§ **Task to carry out**: Give back the full listing, character for character, with no pictures.

§ **Given information**:
---------------

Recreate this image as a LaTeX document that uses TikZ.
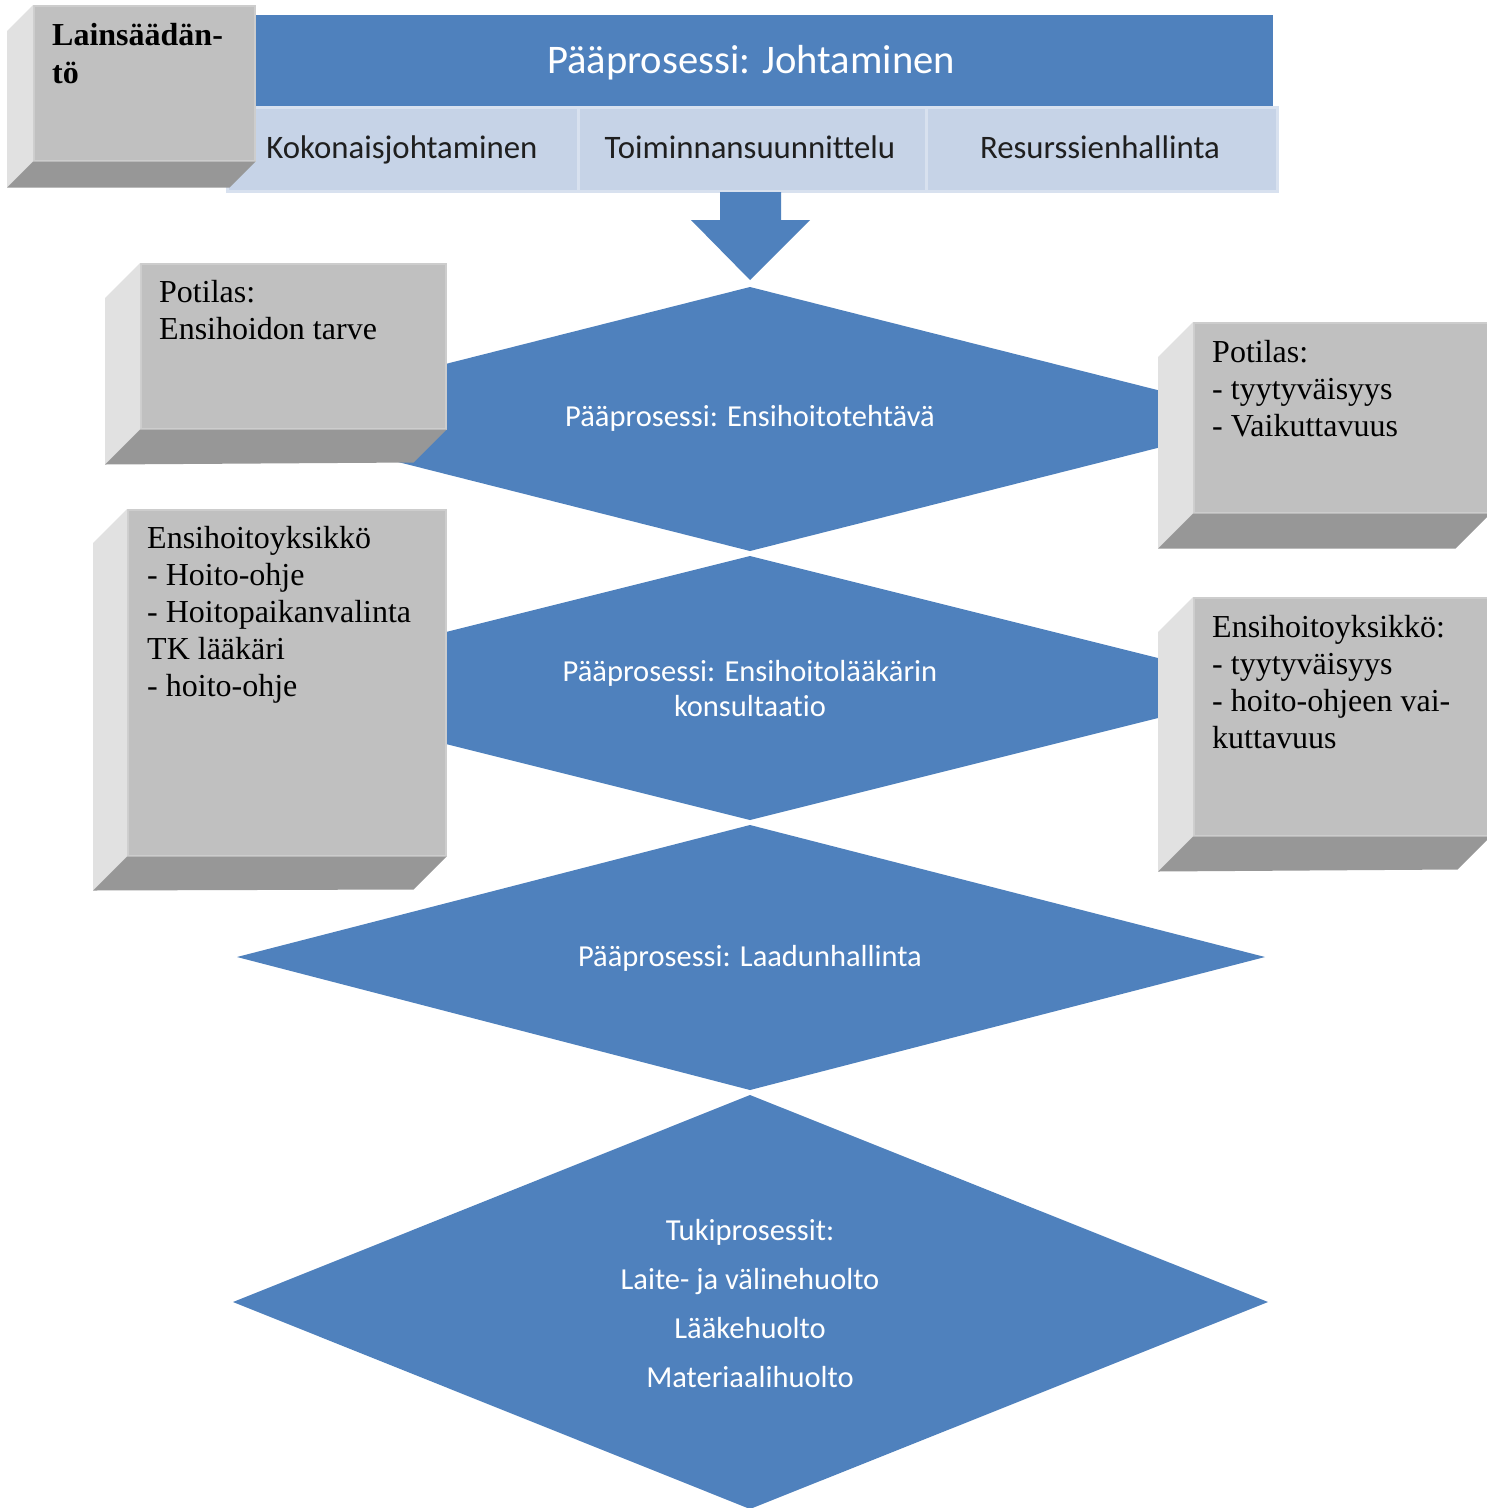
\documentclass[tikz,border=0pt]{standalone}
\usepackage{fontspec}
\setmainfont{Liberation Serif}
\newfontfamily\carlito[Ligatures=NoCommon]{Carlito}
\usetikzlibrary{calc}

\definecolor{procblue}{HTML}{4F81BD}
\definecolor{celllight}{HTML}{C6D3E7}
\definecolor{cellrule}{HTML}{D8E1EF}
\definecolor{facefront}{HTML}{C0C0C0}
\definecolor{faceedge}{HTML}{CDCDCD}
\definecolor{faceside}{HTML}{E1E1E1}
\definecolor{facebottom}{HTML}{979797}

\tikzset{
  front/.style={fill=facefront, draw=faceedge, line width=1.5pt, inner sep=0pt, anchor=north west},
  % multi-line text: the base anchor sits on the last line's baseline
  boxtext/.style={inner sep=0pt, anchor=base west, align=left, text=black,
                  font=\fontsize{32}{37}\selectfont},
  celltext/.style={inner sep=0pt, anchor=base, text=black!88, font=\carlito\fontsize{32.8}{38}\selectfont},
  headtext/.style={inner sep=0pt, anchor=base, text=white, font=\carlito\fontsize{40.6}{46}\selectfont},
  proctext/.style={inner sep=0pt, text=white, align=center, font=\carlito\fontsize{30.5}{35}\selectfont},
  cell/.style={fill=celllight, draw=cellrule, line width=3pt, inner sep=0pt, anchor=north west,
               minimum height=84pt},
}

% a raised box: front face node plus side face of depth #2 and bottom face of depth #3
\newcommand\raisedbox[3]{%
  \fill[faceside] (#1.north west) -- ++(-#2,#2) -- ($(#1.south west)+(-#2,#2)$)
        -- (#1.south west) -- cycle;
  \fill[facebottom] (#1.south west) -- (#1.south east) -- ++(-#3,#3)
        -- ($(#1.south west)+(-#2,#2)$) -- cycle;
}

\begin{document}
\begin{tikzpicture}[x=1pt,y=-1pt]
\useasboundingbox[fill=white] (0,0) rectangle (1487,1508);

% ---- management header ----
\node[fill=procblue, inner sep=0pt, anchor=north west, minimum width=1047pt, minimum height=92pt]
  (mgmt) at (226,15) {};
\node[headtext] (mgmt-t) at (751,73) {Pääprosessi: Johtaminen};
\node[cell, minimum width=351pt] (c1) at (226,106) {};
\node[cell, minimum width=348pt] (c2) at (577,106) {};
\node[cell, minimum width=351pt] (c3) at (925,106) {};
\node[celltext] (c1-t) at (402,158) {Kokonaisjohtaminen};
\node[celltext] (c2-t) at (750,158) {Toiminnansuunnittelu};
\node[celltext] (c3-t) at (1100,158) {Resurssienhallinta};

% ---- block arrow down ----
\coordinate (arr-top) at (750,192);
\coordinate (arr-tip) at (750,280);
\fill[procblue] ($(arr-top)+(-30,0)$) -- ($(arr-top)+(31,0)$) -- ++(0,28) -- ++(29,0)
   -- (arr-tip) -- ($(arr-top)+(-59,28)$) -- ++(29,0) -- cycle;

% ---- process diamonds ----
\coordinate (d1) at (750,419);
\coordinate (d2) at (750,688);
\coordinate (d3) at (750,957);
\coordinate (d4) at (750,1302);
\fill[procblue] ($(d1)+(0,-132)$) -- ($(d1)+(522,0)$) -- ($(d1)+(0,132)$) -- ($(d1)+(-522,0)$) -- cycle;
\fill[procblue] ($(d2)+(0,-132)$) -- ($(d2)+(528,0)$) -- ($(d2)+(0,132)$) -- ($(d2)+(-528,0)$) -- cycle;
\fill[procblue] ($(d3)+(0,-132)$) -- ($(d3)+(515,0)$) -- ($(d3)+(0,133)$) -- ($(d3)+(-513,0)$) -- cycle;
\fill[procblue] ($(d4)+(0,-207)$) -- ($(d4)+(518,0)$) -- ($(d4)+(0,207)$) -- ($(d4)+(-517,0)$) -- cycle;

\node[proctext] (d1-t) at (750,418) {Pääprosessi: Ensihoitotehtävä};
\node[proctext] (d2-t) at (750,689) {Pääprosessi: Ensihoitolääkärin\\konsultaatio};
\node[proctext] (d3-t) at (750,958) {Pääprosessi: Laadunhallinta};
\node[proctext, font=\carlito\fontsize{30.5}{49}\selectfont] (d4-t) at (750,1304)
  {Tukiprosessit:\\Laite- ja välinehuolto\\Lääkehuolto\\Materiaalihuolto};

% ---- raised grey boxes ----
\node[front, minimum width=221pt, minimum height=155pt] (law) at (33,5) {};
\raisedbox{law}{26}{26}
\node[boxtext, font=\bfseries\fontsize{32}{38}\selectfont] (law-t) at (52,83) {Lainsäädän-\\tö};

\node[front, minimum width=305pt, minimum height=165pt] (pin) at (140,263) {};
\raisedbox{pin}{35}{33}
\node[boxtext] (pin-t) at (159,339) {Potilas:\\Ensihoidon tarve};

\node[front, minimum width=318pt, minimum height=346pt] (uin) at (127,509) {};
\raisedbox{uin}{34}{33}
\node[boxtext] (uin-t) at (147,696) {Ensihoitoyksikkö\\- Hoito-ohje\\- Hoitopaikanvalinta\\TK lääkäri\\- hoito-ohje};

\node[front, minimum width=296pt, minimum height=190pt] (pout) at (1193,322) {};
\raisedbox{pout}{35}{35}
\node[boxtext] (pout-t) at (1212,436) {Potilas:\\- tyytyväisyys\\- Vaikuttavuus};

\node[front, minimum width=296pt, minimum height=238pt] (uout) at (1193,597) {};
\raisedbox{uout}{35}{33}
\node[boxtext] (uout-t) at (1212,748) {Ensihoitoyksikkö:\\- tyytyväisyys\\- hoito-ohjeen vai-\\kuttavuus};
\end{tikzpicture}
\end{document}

---------------

§ **Task answer**:
Recreate this image as a LaTeX document that uses TikZ.
\documentclass[tikz,border=0pt]{standalone}
\usepackage{fontspec}
\setmainfont{Liberation Serif}
\newfontfamily\carlito[Ligatures=NoCommon]{Carlito}
\usetikzlibrary{calc}

\definecolor{procblue}{HTML}{4F81BD}
\definecolor{celllight}{HTML}{C6D3E7}
\definecolor{cellrule}{HTML}{D8E1EF}
\definecolor{facefront}{HTML}{C0C0C0}
\definecolor{faceedge}{HTML}{CDCDCD}
\definecolor{faceside}{HTML}{E1E1E1}
\definecolor{facebottom}{HTML}{979797}

\tikzset{
  front/.style={fill=facefront, draw=faceedge, line width=1.5pt, inner sep=0pt, anchor=north west},
  % multi-line text: the base anchor sits on the last line's baseline
  boxtext/.style={inner sep=0pt, anchor=base west, align=left, text=black,
                  font=\fontsize{32}{37}\selectfont},
  celltext/.style={inner sep=0pt, anchor=base, text=black!88, font=\carlito\fontsize{32.8}{38}\selectfont},
  headtext/.style={inner sep=0pt, anchor=base, text=white, font=\carlito\fontsize{40.6}{46}\selectfont},
  proctext/.style={inner sep=0pt, text=white, align=center, font=\carlito\fontsize{30.5}{35}\selectfont},
  cell/.style={fill=celllight, draw=cellrule, line width=3pt, inner sep=0pt, anchor=north west,
               minimum height=84pt},
}

% a raised box: front face node plus side face of depth #2 and bottom face of depth #3
\newcommand\raisedbox[3]{%
  \fill[faceside] (#1.north west) -- ++(-#2,#2) -- ($(#1.south west)+(-#2,#2)$)
        -- (#1.south west) -- cycle;
  \fill[facebottom] (#1.south west) -- (#1.south east) -- ++(-#3,#3)
        -- ($(#1.south west)+(-#2,#2)$) -- cycle;
}

\begin{document}
\begin{tikzpicture}[x=1pt,y=-1pt]
\useasboundingbox[fill=white] (0,0) rectangle (1487,1508);

% ---- management header ----
\node[fill=procblue, inner sep=0pt, anchor=north west, minimum width=1047pt, minimum height=92pt]
  (mgmt) at (226,15) {};
\node[headtext] (mgmt-t) at (751,73) {Pääprosessi: Johtaminen};
\node[cell, minimum width=351pt] (c1) at (226,106) {};
\node[cell, minimum width=348pt] (c2) at (577,106) {};
\node[cell, minimum width=351pt] (c3) at (925,106) {};
\node[celltext] (c1-t) at (402,158) {Kokonaisjohtaminen};
\node[celltext] (c2-t) at (750,158) {Toiminnansuunnittelu};
\node[celltext] (c3-t) at (1100,158) {Resurssienhallinta};

% ---- block arrow down ----
\coordinate (arr-top) at (750,192);
\coordinate (arr-tip) at (750,280);
\fill[procblue] ($(arr-top)+(-30,0)$) -- ($(arr-top)+(31,0)$) -- ++(0,28) -- ++(29,0)
   -- (arr-tip) -- ($(arr-top)+(-59,28)$) -- ++(29,0) -- cycle;

% ---- process diamonds ----
\coordinate (d1) at (750,419);
\coordinate (d2) at (750,688);
\coordinate (d3) at (750,957);
\coordinate (d4) at (750,1302);
\fill[procblue] ($(d1)+(0,-132)$) -- ($(d1)+(522,0)$) -- ($(d1)+(0,132)$) -- ($(d1)+(-522,0)$) -- cycle;
\fill[procblue] ($(d2)+(0,-132)$) -- ($(d2)+(528,0)$) -- ($(d2)+(0,132)$) -- ($(d2)+(-528,0)$) -- cycle;
\fill[procblue] ($(d3)+(0,-132)$) -- ($(d3)+(515,0)$) -- ($(d3)+(0,133)$) -- ($(d3)+(-513,0)$) -- cycle;
\fill[procblue] ($(d4)+(0,-207)$) -- ($(d4)+(518,0)$) -- ($(d4)+(0,207)$) -- ($(d4)+(-517,0)$) -- cycle;

\node[proctext] (d1-t) at (750,418) {Pääprosessi: Ensihoitotehtävä};
\node[proctext] (d2-t) at (750,689) {Pääprosessi: Ensihoitolääkärin\\konsultaatio};
\node[proctext] (d3-t) at (750,958) {Pääprosessi: Laadunhallinta};
\node[proctext, font=\carlito\fontsize{30.5}{49}\selectfont] (d4-t) at (750,1304)
  {Tukiprosessit:\\Laite- ja välinehuolto\\Lääkehuolto\\Materiaalihuolto};

% ---- raised grey boxes ----
\node[front, minimum width=221pt, minimum height=155pt] (law) at (33,5) {};
\raisedbox{law}{26}{26}
\node[boxtext, font=\bfseries\fontsize{32}{38}\selectfont] (law-t) at (52,83) {Lainsäädän-\\tö};

\node[front, minimum width=305pt, minimum height=165pt] (pin) at (140,263) {};
\raisedbox{pin}{35}{33}
\node[boxtext] (pin-t) at (159,339) {Potilas:\\Ensihoidon tarve};

\node[front, minimum width=318pt, minimum height=346pt] (uin) at (127,509) {};
\raisedbox{uin}{34}{33}
\node[boxtext] (uin-t) at (147,696) {Ensihoitoyksikkö\\- Hoito-ohje\\- Hoitopaikanvalinta\\TK lääkäri\\- hoito-ohje};

\node[front, minimum width=296pt, minimum height=190pt] (pout) at (1193,322) {};
\raisedbox{pout}{35}{35}
\node[boxtext] (pout-t) at (1212,436) {Potilas:\\- tyytyväisyys\\- Vaikuttavuus};

\node[front, minimum width=296pt, minimum height=238pt] (uout) at (1193,597) {};
\raisedbox{uout}{35}{33}
\node[boxtext] (uout-t) at (1212,748) {Ensihoitoyksikkö:\\- tyytyväisyys\\- hoito-ohjeen vai-\\kuttavuus};
\end{tikzpicture}
\end{document}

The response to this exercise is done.